Devised by agency House of Oddities, the campaign appeared in Liverpool on a digital advertising van and OOH placement in BoxPark, with a parody of the Conservative Party’s 1978 Saatchi & Saatchi attack ad ‘Labour Isn’t Working’.
But where the original featured a dole queue (incidentally staged by party members from Hendon in North London), the new execution shows a protest march: a line of citizens holding placards demanding a ceasefire, an end to arms sales and to allow aid in. The strapline: “Inaction isn’t working.”
The campaign also incorporates hand-written letters from UK citizens written to Oxfam in solidarity with the innocent people of Gaza.
The activity urges the UK Government to back recognition of Palestine with concrete steps: securing an immediate ceasefire, restoring aid, ending the occupation, lifting the blockade and banning illegal settlements.

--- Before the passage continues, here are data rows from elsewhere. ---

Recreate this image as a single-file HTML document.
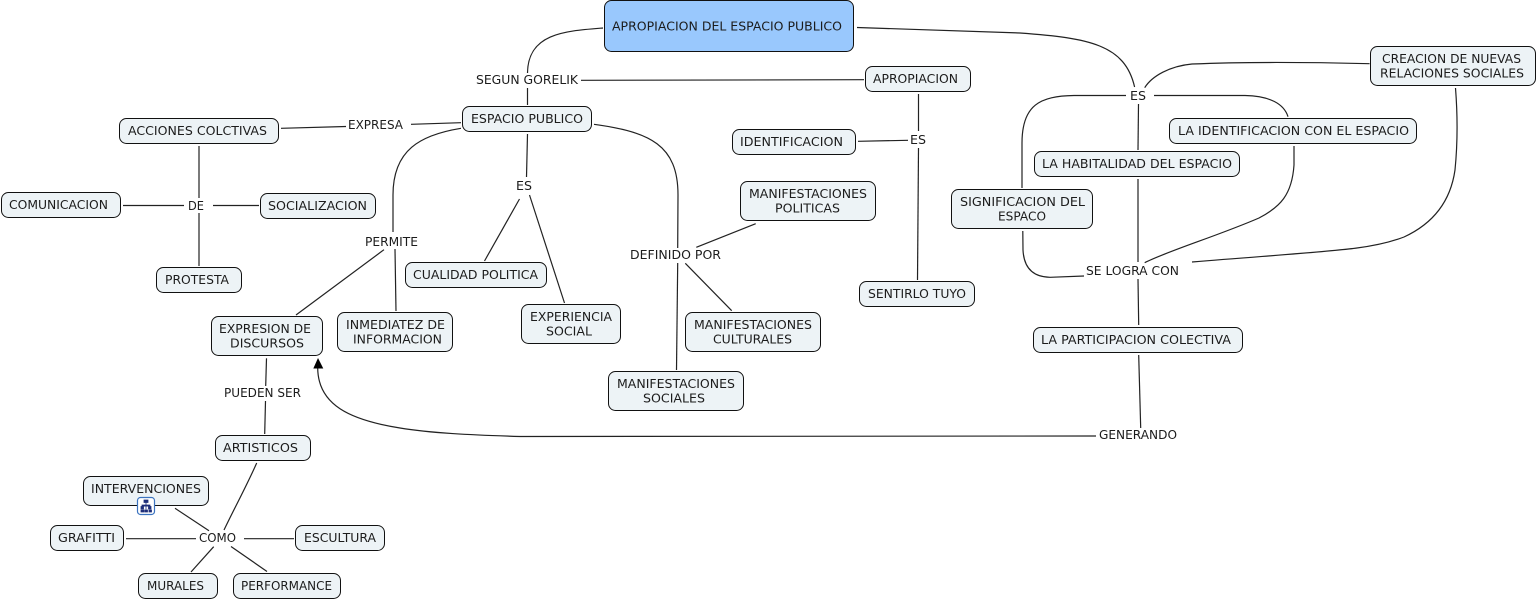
<!DOCTYPE html>
<html><head><meta charset="utf-8"><style>
html,body{margin:0;padding:0;background:#fff}
svg{display:block}
text{font-family:"DejaVu Sans","Liberation Sans",sans-serif;font-size:12px;fill:#1c1c1c}
.n rect{fill:#edf3f6;stroke:#111;stroke-width:1}
.l path{fill:none;stroke:#222;stroke-width:1.2}
</style></head><body>
<svg width="1537" height="601" viewBox="0 0 1537 601" xmlns="http://www.w3.org/2000/svg">
<g class="l">
<path d="M603 28C565 31 528 33 527.5 73"/>
<path d="M527.5 88V105"/>
<path d="M581 80.3L864 79.7"/>
<path d="M857 27.5L1020 33C1090 38 1125 45 1134.6 87"/>
<path d="M1369.6 63.7C1300 62 1240 62 1192 64C1170 66 1152 76 1144.7 87.7"/>
<path d="M1126 95.5H1074C1040 96 1022 105 1022 143V188"/>
<path d="M1154 95.5H1245C1270 96 1284 104 1288 116.7"/>
<path d="M1138.5 104L1138 150"/>
<path d="M1138 179V262"/>
<path d="M1294 146V165C1292 195 1280 207 1259 218C1220 235 1165 252 1144.7 262.7"/>
<path d="M1455.5 88C1458 120 1457 150 1455 170C1450 205 1430 225 1404 237C1370 250 1340 250 1192 262"/>
<path d="M1022.8 231L1023 250C1024 270 1035 277 1050 277.3L1084 276"/>
<path d="M1138 279L1138.7 325"/>
<path d="M1138.7 355L1140.7 428"/>
<path d="M1096 436L520 436.5C470 435 430 433 400 428C350 420 318 405 317.7 368"/>
<path d="M281 128.3L346 126.5"/>
<path d="M411 124.3L461 122.7"/>
<path d="M461 128.3C420 135 393 150 393 195V232"/>
<path d="M384 249.7L296 315"/>
<path d="M395 249L396 311"/>
<path d="M199 146V198"/>
<path d="M199 213V266"/>
<path d="M123 205.5H184"/>
<path d="M213 205.5H259"/>
<path d="M527.5 134L526.5 177"/>
<path d="M519.5 199L484.5 261"/>
<path d="M529.5 195L564.5 303"/>
<path d="M918.5 94V131"/>
<path d="M858 141.3L908 140.3"/>
<path d="M918.5 148L917.5 280"/>
<path d="M594 124.3C650 132 678 145 678 195L677.7 248"/>
<path d="M696.3 247.3L755.7 223.7"/>
<path d="M685.3 263.3L731.7 310.7"/>
<path d="M677.7 263L676.5 370"/>
<path d="M266.5 358.3L265.7 386"/>
<path d="M265.5 401L264.7 434"/>
<path d="M256.7 463C246 487 235 507 224 530"/>
<path d="M175 508.3L209 530.7"/>
<path d="M126 538.7H196"/>
<path d="M244 538.7H294"/>
<path d="M213.7 546.7L191 572"/>
<path d="M231 546.5L267 571.5"/>
</g>
<polygon points="318,358 313.3,368.5 323.3,368.5" fill="#000"/>
<g class="n">
<rect x="604.5" y="0.5" width="249" height="51" rx="7" style="fill:#99c8fd"/>
<rect x="119.5" y="118.5" width="159" height="25" rx="7"/>
<rect x="1.5" y="192.5" width="119" height="25" rx="7"/>
<rect x="260.5" y="193.5" width="115" height="25" rx="7"/>
<rect x="156.5" y="267.5" width="85" height="25" rx="7"/>
<rect x="462.5" y="106.5" width="129" height="25" rx="7"/>
<rect x="405.5" y="262.5" width="141" height="25" rx="7"/>
<rect x="211.5" y="316.5" width="111" height="39" rx="7"/>
<rect x="337.5" y="312.5" width="115" height="39" rx="7"/>
<rect x="215.5" y="435.5" width="95" height="25" rx="7"/>
<rect x="83.5" y="476.5" width="125" height="29" rx="7"/>
<rect x="50.5" y="525.5" width="73" height="25" rx="7"/>
<rect x="295.5" y="525.5" width="89" height="25" rx="7"/>
<rect x="138.5" y="573.5" width="79" height="25" rx="7"/>
<rect x="233.5" y="573.5" width="107" height="25" rx="7"/>
<rect x="865.5" y="66.5" width="105" height="25" rx="7"/>
<rect x="732.5" y="129.5" width="123" height="25" rx="7"/>
<rect x="740.5" y="181.5" width="135" height="39" rx="7"/>
<rect x="951.5" y="189.5" width="141" height="39" rx="7"/>
<rect x="859.5" y="281.5" width="115" height="25" rx="7"/>
<rect x="521.5" y="304.5" width="99" height="39" rx="7"/>
<rect x="685.5" y="312.5" width="135" height="39" rx="7"/>
<rect x="608.5" y="371.5" width="135" height="39" rx="7"/>
<rect x="1034.5" y="151.5" width="205" height="25" rx="7"/>
<rect x="1169.5" y="118.5" width="247" height="25" rx="7"/>
<rect x="1033.5" y="327.5" width="209" height="25" rx="7"/>
<rect x="1370.5" y="46.5" width="165" height="39" rx="7"/>
</g>
<g>
<rect x="137.5" y="497.5" width="17" height="17" rx="3" fill="#fff" stroke="#3b73c0" stroke-width="1.2"/>
<path d="M144 500h4v2.5h-4zM141 506.5h2.5v2.5H141zM148.500 506.500h2.500v2.500h-2.500zM141 510h3v2h-3zM145 510h2.500v2H145zM149 510h2.500v2H149zM146 502.500v7M142 506.500v-1.500h8v1.500" fill="#1f2f7a" stroke="#1f2f7a" stroke-width=".8"/>
</g>
<g>
<text x="612" y="30.500" textLength="230" lengthAdjust="spacingAndGlyphs">APROPIACION DEL ESPACIO PUBLICO</text>
<text x="128" y="135" textLength="139" lengthAdjust="spacingAndGlyphs">ACCIONES COLCTIVAS</text>
<text x="9" y="209" textLength="99" lengthAdjust="spacingAndGlyphs">COMUNICACION</text>
<text x="268" y="210" textLength="99" lengthAdjust="spacingAndGlyphs">SOCIALIZACION</text>
<text x="165" y="284" textLength="64" lengthAdjust="spacingAndGlyphs">PROTESTA</text>
<text x="471" y="123" textLength="112" lengthAdjust="spacingAndGlyphs">ESPACIO PUBLICO</text>
<text x="413" y="279" textLength="125" lengthAdjust="spacingAndGlyphs">CUALIDAD POLITICA</text>
<text x="219" y="333" textLength="92" lengthAdjust="spacingAndGlyphs">EXPRESION DE</text>
<text x="230" y="347.500" textLength="74" lengthAdjust="spacingAndGlyphs">DISCURSOS</text>
<text x="346" y="329" textLength="99" lengthAdjust="spacingAndGlyphs">INMEDIATEZ DE</text>
<text x="353" y="343.500" textLength="89" lengthAdjust="spacingAndGlyphs">INFORMACION</text>
<text x="223" y="452" textLength="75" lengthAdjust="spacingAndGlyphs">ARTISTICOS</text>
<text x="91" y="493" textLength="110" lengthAdjust="spacingAndGlyphs">INTERVENCIONES</text>
<text x="58" y="542" textLength="57" lengthAdjust="spacingAndGlyphs">GRAFITTI</text>
<text x="304" y="542" textLength="72" lengthAdjust="spacingAndGlyphs">ESCULTURA</text>
<text x="147" y="590" textLength="57" lengthAdjust="spacingAndGlyphs">MURALES</text>
<text x="241" y="590" textLength="91" lengthAdjust="spacingAndGlyphs">PERFORMANCE</text>
<text x="873" y="83" textLength="85" lengthAdjust="spacingAndGlyphs">APROPIACION</text>
<text x="740" y="146" textLength="103" lengthAdjust="spacingAndGlyphs">IDENTIFICACION</text>
<text x="749" y="198" textLength="118" lengthAdjust="spacingAndGlyphs">MANIFESTACIONES</text>
<text x="775" y="212.500" textLength="65" lengthAdjust="spacingAndGlyphs">POLITICAS</text>
<text x="960" y="206" textLength="125" lengthAdjust="spacingAndGlyphs">SIGNIFICACION DEL</text>
<text x="998" y="220.500" textLength="48" lengthAdjust="spacingAndGlyphs">ESPACO</text>
<text x="868" y="298" textLength="98" lengthAdjust="spacingAndGlyphs">SENTIRLO TUYO</text>
<text x="530" y="321" textLength="82" lengthAdjust="spacingAndGlyphs">EXPERIENCIA</text>
<text x="546" y="335.500" textLength="46" lengthAdjust="spacingAndGlyphs">SOCIAL</text>
<text x="694" y="329" textLength="118" lengthAdjust="spacingAndGlyphs">MANIFESTACIONES</text>
<text x="713" y="343.500" textLength="79" lengthAdjust="spacingAndGlyphs">CULTURALES</text>
<text x="617" y="388" textLength="118" lengthAdjust="spacingAndGlyphs">MANIFESTACIONES</text>
<text x="643" y="402.500" textLength="62" lengthAdjust="spacingAndGlyphs">SOCIALES</text>
<text x="1042" y="168" textLength="190" lengthAdjust="spacingAndGlyphs">LA HABITALIDAD DEL ESPACIO</text>
<text x="1178" y="135" textLength="231" lengthAdjust="spacingAndGlyphs">LA IDENTIFICACION CON EL ESPACIO</text>
<text x="1041" y="344" textLength="190" lengthAdjust="spacingAndGlyphs">LA PARTICIPACION COLECTIVA</text>
<text x="1382" y="63" textLength="139" lengthAdjust="spacingAndGlyphs">CREACION DE NUEVAS</text>
<text x="1380" y="77.500" textLength="144" lengthAdjust="spacingAndGlyphs">RELACIONES SOCIALES</text>
<text x="348" y="129" textLength="55" lengthAdjust="spacingAndGlyphs">EXPRESA</text>
<text x="476" y="84" textLength="102" lengthAdjust="spacingAndGlyphs">SEGUN GORELIK</text>
<text x="365" y="246" textLength="53" lengthAdjust="spacingAndGlyphs">PERMITE</text>
<text x="188" y="210" textLength="16" lengthAdjust="spacingAndGlyphs">DE</text>
<text x="516" y="190" textLength="16" lengthAdjust="spacingAndGlyphs">ES</text>
<text x="910" y="144" textLength="16" lengthAdjust="spacingAndGlyphs">ES</text>
<text x="630" y="259" textLength="91" lengthAdjust="spacingAndGlyphs">DEFINIDO POR</text>
<text x="224" y="397" textLength="77" lengthAdjust="spacingAndGlyphs">PUEDEN SER</text>
<text x="199" y="542" textLength="37" lengthAdjust="spacingAndGlyphs">COMO</text>
<text x="1130" y="100" textLength="16" lengthAdjust="spacingAndGlyphs">ES</text>
<text x="1086" y="275" textLength="93" lengthAdjust="spacingAndGlyphs">SE LOGRA CON</text>
<text x="1099" y="439" textLength="78" lengthAdjust="spacingAndGlyphs">GENERANDO</text>
</g>
</svg>
</body></html>
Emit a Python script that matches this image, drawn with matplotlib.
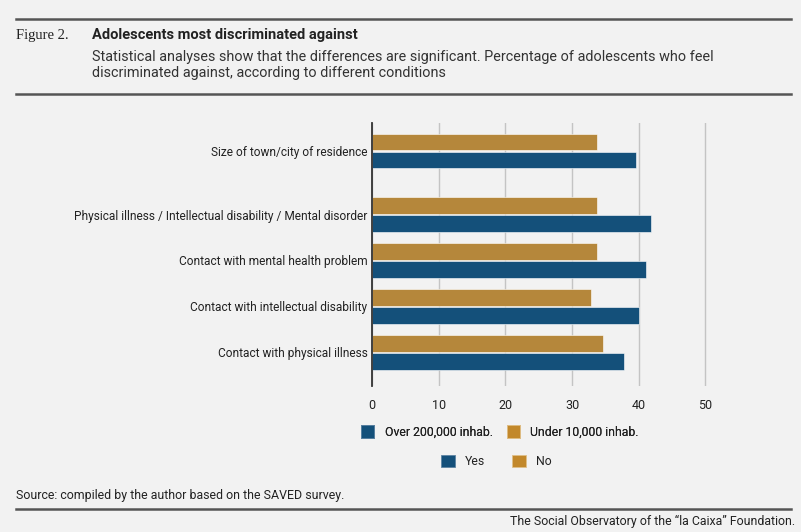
import matplotlib
matplotlib.use("Agg")
import matplotlib.pyplot as plt
from matplotlib.patches import Patch
from matplotlib.lines import Line2D

# chart data
categories = [
    "Size of town/city of residence",
    "Physical illness / Intellectual disability / Mental disorder",
    "Contact with mental health problem",
    "Contact with intellectual disability",
    "Contact with physical illness",
]
blue_values = [39.6, 41.8, 41.1, 40.1, 37.8]   # Over 200,000 inhab. / Yes
gold_values = [33.7, 33.7, 33.7, 32.8, 34.6]   # Under 10,000 inhab. / No
x_ticks = [0, 10, 20, 30, 40, 50]

BG = "#f2f2f2"
BLUE = "#14507a"
GOLD = "#b5873b"
GOLD_LEG = "#c2882b"
TXT = "#222222"
RULE = "#555555"

plt.rcParams["font.family"] = ["Roboto", "DejaVu Sans"]

fig = plt.figure(figsize=(8.01, 5.32), dpi=100, facecolor=BG)
ax = fig.add_axes([0.4648, 0.2744, 0.4323, 0.4944], facecolor=BG)

# group centres: the first group sits a bit apart from the others
pos = [4.38, 3, 2, 1, 0]
h = 0.36
off = 0.196
ax.barh([p - off for p in pos], blue_values, height=h, color=BLUE,
        edgecolor="#ffffff", linewidth=0.4, zorder=3)
ax.barh([p + off for p in pos], gold_values, height=h, color=GOLD,
        edgecolor="#ffffff", linewidth=0.4, zorder=3)

ax.set_xlim(0, 52)
ax.set_ylim(-0.73, 4.99)
ax.set_xticks(x_ticks)
ax.set_xticklabels([str(t) for t in x_ticks], fontsize=9, color=TXT)
ax.set_yticks(pos)
ax.set_yticklabels(categories, fontsize=8.6, color=TXT)
ax.tick_params(axis="y", length=0, pad=3.5)
ax.tick_params(axis="x", length=0, pad=9)
for lab in ax.get_yticklabels():
    lab.set_va("center_baseline")
ax.grid(axis="x", color="#c4c4c4", linewidth=1, zorder=0)
for s in ["top", "right", "bottom"]:
    ax.spines[s].set_visible(False)
ax.spines["left"].set_color("#333333")
ax.spines["left"].set_linewidth(1.3)
ax.spines["left"].set_zorder(4)

# legends
leg_kw = dict(loc="center", ncol=2, frameon=False, fontsize=8.8,
              handlelength=1.1, handleheight=1.2, handletextpad=0.85,
              labelcolor=TXT)
leg1 = fig.legend(
    handles=[Patch(facecolor=BLUE, edgecolor="#5d84a3", linewidth=0.6),
             Patch(facecolor=GOLD_LEG, edgecolor="#e0c08a", linewidth=0.6)],
    labels=["Over 200,000 inhab.", "Under 10,000 inhab."],
    bbox_to_anchor=(0.624, 0.188), columnspacing=1.15, **leg_kw)
leg2 = fig.legend(
    handles=[Patch(facecolor=BLUE, edgecolor="#5d84a3", linewidth=0.6),
             Patch(facecolor=GOLD_LEG, edgecolor="#e0c08a", linewidth=0.6)],
    labels=["Yes", "No"],
    bbox_to_anchor=(0.62, 0.133), columnspacing=2.2, **leg_kw)
fig.add_artist(leg1)

# header
W, H = 801, 532
def fx(x):
    return x / W
def fy(y):
    return 1 - y / H

for y in [19, 94, 509]:
    fig.add_artist(Line2D([fx(16), fx(791)], [fy(y), fy(y)], color=RULE,
                          linewidth=1.8))

fig.text(fx(16), fy(35), "Figure 2.", family=["Liberation Serif", "DejaVu Serif"],
         fontsize=10.5, color=TXT, va="center", ha="left")
fig.text(fx(92), fy(35), "Adolescents most discriminated against",
         weight="bold", fontsize=10.5, color=TXT, va="center", ha="left")
fig.text(fx(92), fy(57),
         "Statistical analyses show that the differences are significant. "
         "Percentage of adolescents who feel",
         fontsize=10.4, color="#333333", va="center", ha="left")
fig.text(fx(92), fy(73), "discriminated against, according to different conditions",
         fontsize=10.4, color="#333333", va="center", ha="left")

# footer
fig.text(fx(16), fy(496), "Source: compiled by the author based on the SAVED survey.",
         fontsize=8.9, color=TXT, va="center", ha="left")
fig.text(fx(795), fy(521), "The Social Observatory of the \u201cla Caixa\u201d Foundation.",
         fontsize=8.9, color=TXT, va="center", ha="right")

fig.savefig("out.png", dpi=100, facecolor=BG)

Oxfam spokesperson Rhaea Russell-Cartwright said: “The people of Gaza are enduring daily nightmares no human being should ever have to face. This crisis will scar not just this generation but generations to come. The UK cannot recognise Palestinian statehood and then simply walk away from the horrors happening on the ground in Gaza.”
House of Oddities CEO Sachini Imbuldeniya added: “We wanted to take one of the most famous pieces of political advertising in history and reframe it for today’s crisis. It’s not enough just to formally recognise the state of Palestine – we need to do more to help people suffering one of the worst genocides in modern history. This campaign is our reminder that advertising can do more than sell products – it can hold power to account.”
So, what is the consensus around the Decision Marketing office?
Naturally, countless versions of this poster have been produced across different formats for decades, and it is a frequent target for parody, both by other political parties and by satirists, so this is hardly an original idea.
However, few parodies could be this compelling; these are desparate times in Gaza, so anything that can bring about a resolution to the conflict has got to be welcomed.